**Written request:** Begin with the line that contains "Reproduce this chart" and end with the line that contains "Serif', 'Times New": copy that span of lines exactly, and nothing outside it.

··· Data section ···

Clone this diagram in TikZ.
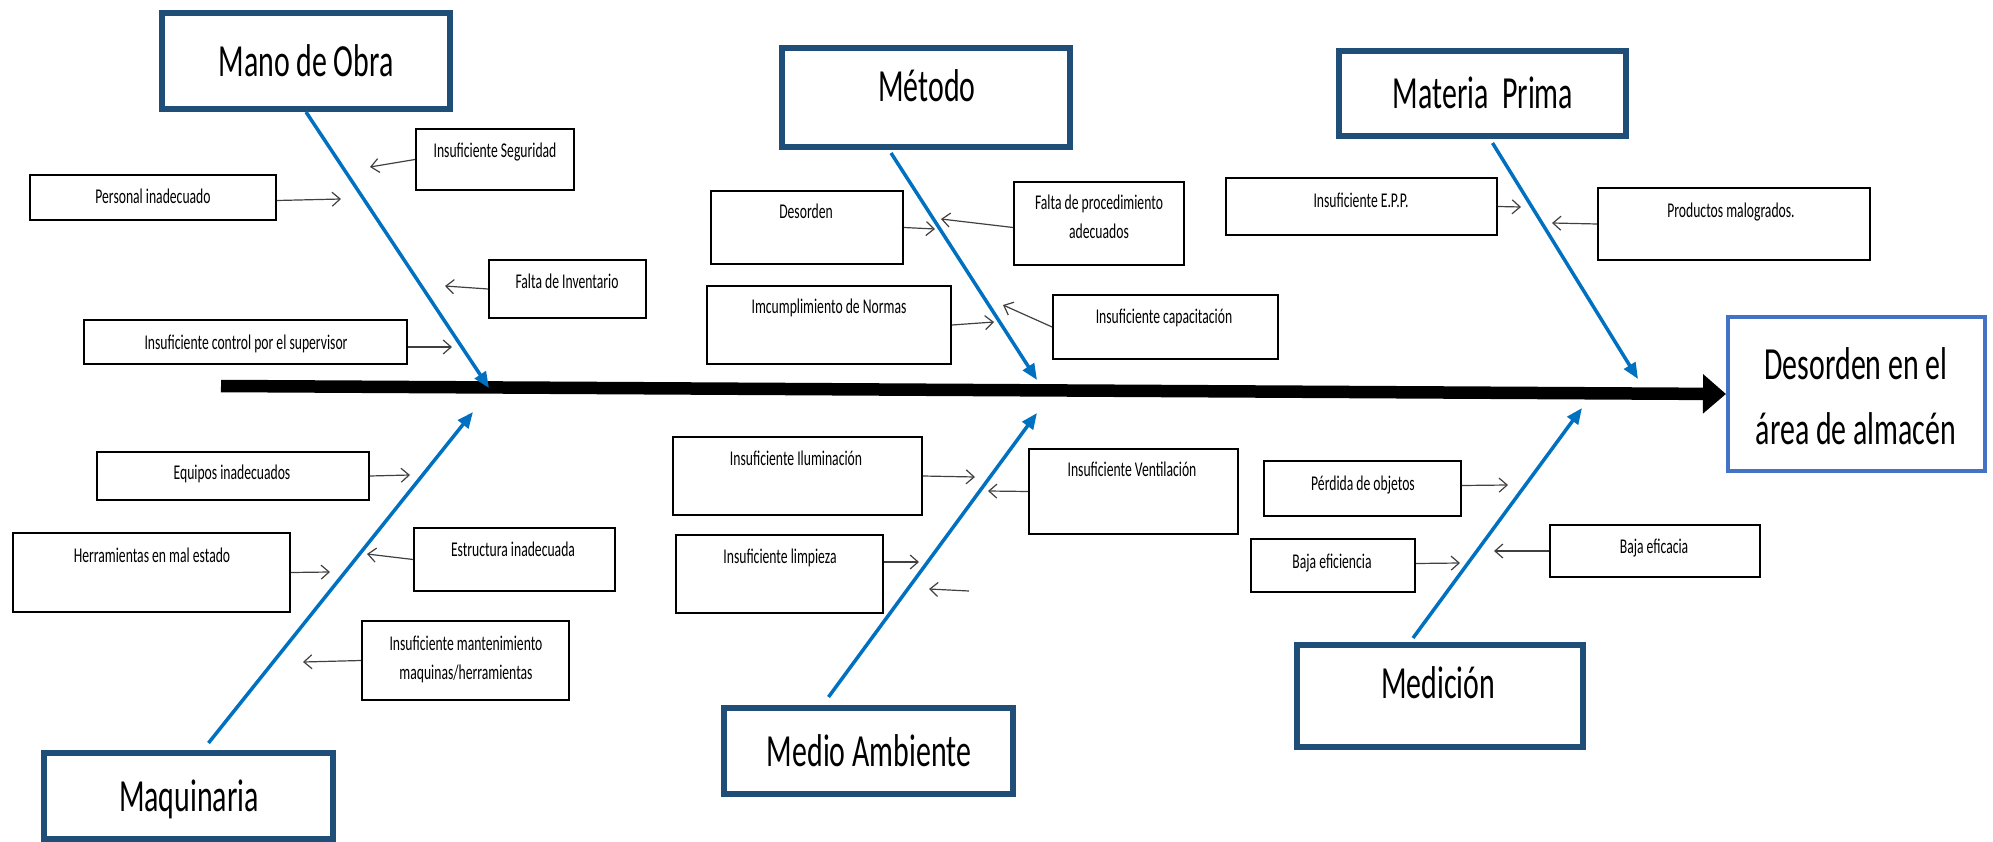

···
··· Data section ···

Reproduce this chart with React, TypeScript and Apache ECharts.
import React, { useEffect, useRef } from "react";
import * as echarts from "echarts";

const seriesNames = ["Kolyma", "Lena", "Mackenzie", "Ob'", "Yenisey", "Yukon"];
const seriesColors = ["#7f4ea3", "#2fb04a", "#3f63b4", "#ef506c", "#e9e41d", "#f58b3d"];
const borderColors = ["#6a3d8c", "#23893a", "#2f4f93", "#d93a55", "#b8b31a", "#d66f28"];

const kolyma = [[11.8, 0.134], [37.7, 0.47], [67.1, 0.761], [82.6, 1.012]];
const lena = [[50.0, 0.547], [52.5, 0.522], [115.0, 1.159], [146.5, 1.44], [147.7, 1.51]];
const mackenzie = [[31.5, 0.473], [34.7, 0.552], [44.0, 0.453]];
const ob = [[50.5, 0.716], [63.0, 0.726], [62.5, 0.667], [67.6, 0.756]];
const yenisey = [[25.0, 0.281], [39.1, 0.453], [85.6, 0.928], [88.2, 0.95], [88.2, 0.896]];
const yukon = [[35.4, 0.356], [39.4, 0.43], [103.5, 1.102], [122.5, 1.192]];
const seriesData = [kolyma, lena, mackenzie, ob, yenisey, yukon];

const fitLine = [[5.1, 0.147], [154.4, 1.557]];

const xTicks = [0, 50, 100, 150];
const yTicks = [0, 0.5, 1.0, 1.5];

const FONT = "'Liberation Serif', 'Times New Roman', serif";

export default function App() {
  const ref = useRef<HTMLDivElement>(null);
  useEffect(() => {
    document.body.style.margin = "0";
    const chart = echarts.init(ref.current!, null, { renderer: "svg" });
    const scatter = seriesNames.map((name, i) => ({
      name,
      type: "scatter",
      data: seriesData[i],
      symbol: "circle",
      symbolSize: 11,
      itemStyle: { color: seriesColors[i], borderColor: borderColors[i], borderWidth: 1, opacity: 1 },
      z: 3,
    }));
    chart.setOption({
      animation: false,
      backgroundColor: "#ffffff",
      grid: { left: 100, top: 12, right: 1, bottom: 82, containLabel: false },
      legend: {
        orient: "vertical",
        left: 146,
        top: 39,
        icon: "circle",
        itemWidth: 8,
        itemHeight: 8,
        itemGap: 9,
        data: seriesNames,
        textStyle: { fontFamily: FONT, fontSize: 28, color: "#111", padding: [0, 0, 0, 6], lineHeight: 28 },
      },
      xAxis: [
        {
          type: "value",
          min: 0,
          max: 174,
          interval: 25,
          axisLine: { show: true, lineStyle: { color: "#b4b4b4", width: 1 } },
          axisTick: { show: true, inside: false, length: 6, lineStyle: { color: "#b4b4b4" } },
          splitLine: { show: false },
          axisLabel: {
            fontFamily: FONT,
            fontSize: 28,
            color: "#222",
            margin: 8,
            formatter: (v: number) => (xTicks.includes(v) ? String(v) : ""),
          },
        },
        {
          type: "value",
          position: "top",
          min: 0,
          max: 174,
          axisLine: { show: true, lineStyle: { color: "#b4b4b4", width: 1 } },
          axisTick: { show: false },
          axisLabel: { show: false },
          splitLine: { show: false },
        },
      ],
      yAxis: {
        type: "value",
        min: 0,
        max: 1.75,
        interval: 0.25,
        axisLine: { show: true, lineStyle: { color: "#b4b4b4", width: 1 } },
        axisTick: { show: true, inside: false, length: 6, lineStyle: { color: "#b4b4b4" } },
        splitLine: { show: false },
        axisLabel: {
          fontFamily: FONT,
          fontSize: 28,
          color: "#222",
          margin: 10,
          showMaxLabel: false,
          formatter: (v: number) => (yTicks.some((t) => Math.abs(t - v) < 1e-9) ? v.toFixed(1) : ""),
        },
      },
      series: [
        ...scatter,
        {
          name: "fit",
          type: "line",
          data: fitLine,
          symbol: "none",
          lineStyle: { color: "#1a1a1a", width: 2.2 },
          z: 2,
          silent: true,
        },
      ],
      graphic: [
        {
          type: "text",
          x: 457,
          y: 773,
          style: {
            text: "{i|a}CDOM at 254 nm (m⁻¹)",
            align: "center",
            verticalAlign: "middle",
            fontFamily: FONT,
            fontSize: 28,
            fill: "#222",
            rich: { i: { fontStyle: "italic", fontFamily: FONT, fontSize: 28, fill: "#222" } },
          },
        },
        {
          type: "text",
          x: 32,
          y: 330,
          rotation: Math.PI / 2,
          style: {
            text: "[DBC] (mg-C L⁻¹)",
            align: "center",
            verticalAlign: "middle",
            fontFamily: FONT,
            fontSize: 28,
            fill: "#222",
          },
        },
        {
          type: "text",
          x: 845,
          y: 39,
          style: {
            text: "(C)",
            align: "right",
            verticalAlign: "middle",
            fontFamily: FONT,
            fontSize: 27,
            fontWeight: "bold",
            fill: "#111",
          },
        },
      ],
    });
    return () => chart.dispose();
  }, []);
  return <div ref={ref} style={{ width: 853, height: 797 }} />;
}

···

**Response to this exercise:**
Reproduce this chart with React, TypeScript and Apache ECharts.
import React, { useEffect, useRef } from "react";
import * as echarts from "echarts";

const seriesNames = ["Kolyma", "Lena", "Mackenzie", "Ob'", "Yenisey", "Yukon"];
const seriesColors = ["#7f4ea3", "#2fb04a", "#3f63b4", "#ef506c", "#e9e41d", "#f58b3d"];
const borderColors = ["#6a3d8c", "#23893a", "#2f4f93", "#d93a55", "#b8b31a", "#d66f28"];

const kolyma = [[11.8, 0.134], [37.7, 0.47], [67.1, 0.761], [82.6, 1.012]];
const lena = [[50.0, 0.547], [52.5, 0.522], [115.0, 1.159], [146.5, 1.44], [147.7, 1.51]];
const mackenzie = [[31.5, 0.473], [34.7, 0.552], [44.0, 0.453]];
const ob = [[50.5, 0.716], [63.0, 0.726], [62.5, 0.667], [67.6, 0.756]];
const yenisey = [[25.0, 0.281], [39.1, 0.453], [85.6, 0.928], [88.2, 0.95], [88.2, 0.896]];
const yukon = [[35.4, 0.356], [39.4, 0.43], [103.5, 1.102], [122.5, 1.192]];
const seriesData = [kolyma, lena, mackenzie, ob, yenisey, yukon];

const fitLine = [[5.1, 0.147], [154.4, 1.557]];

const xTicks = [0, 50, 100, 150];
const yTicks = [0, 0.5, 1.0, 1.5];

const FONT = "'Liberation Serif', 'Times New Roman', serif";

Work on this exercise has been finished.